Fig. 5. Topological representation of the secondary structure elements of a TGEV M^pro monomer. α-helices and β-strands are represented as cylinders and arrows, respectively. Numbers indicate the N- and C-terminal residues of the secondary structure elements. Strands bI and cI are adjacent. Cys144 (yellow) and His41 (blue) are shown by circles. The positions of the N- and C-termini are indicated. Also, the presumed localization of the P5–P1 region of a model substrate is shown (blue) (for details, see text and Figure 7).

Fig. 6. Active site of the TGEV M^pro. (A) Difference electron density (|F_o| – |F_c| at 3.0σ above the mean; red) for the oxidized active site Cys144, indicating three oxygen atoms bound to the sulfur. (B) The catalytic Cys144 and His41 residues are shown. The region forming the oxyanion hole (main chain amides of Gly142, Thr143 and Cys144) is highlighted in pink. The water molecule, which occupies a position equivalent to that of the catalytic aspartate of serine proteinases, is shown together with its hydrogen-bonding partners, His41, His163 and Asp186. (C) Superposition of the active site residues of chymotrypsin (shown in red) with the spatially equivalent residues of TGEV M^pro (blue) and HAV 3C^pro (green). The equivalent to the third catalytic residue (Asp102) of chymotrypsin is Asp84 in HAV 3C^pro (side chain oriented differently) and Val84 in TGEV M^pro.

Fig. 7. Stereo diagram of a P5–P1 substrate (Asn–Ser–Thr–Leu–Gln, red; corresponding to the TGEV M^pro N-terminal autoprocessing site) modelled into the active site cleft of the TGEV M^pro. Hydrogen bonds are depicted by dotted lines.

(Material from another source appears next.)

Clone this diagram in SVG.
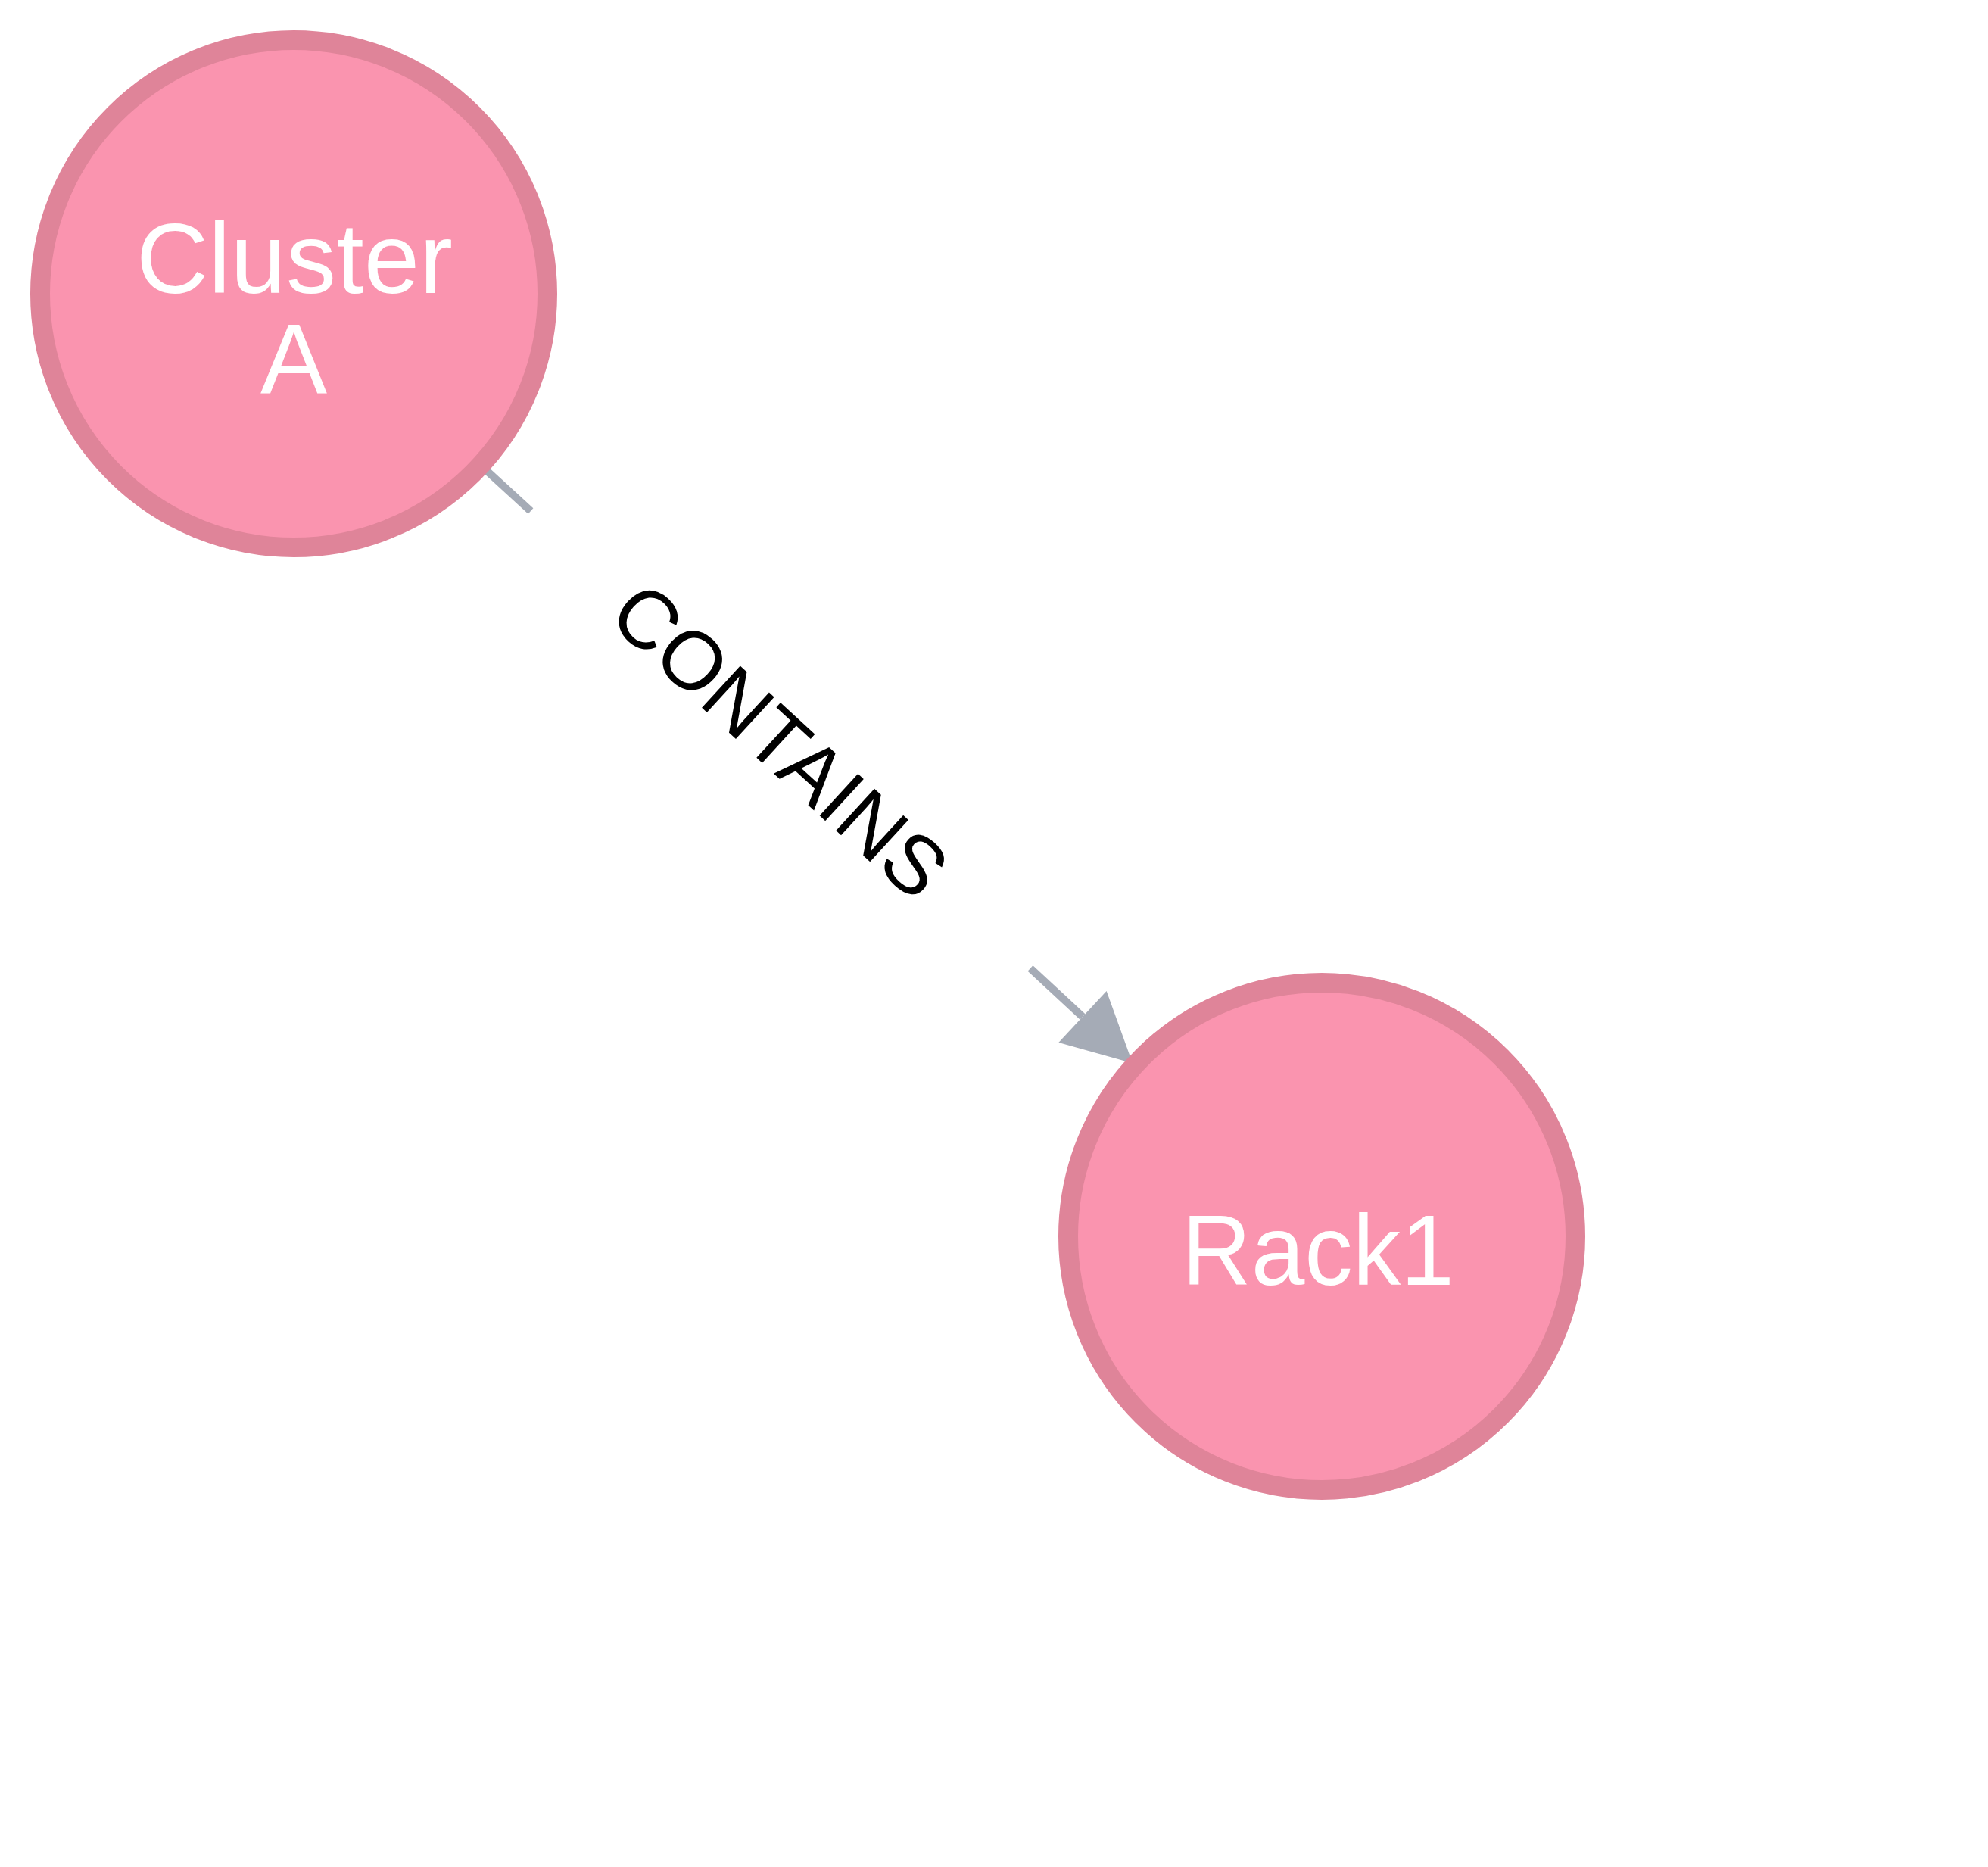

Fig. 8. Intra- and intermolecular contacts of the TGEV M^pro N-terminus. (A) MOLSCRIPT stereo representation of a TGEV M^pro dimer. Molecule A is coloured from blue at the N-terminus, via green (domain II), to red (C-terminus), while molecule B is shown in grey. The catalytic Cys144 and His41 residues are labelled in both monomers. (B) Detailed view of the interactions made by the N-terminal segment (blue) and domains II/III of monomer A as well as domains II/III of monomer B. Residues critically involved in these interactions are designated by the single-letter code and shown in ball-and-stick representation (see text for details). The N- and C-termini of molecule A are indicated.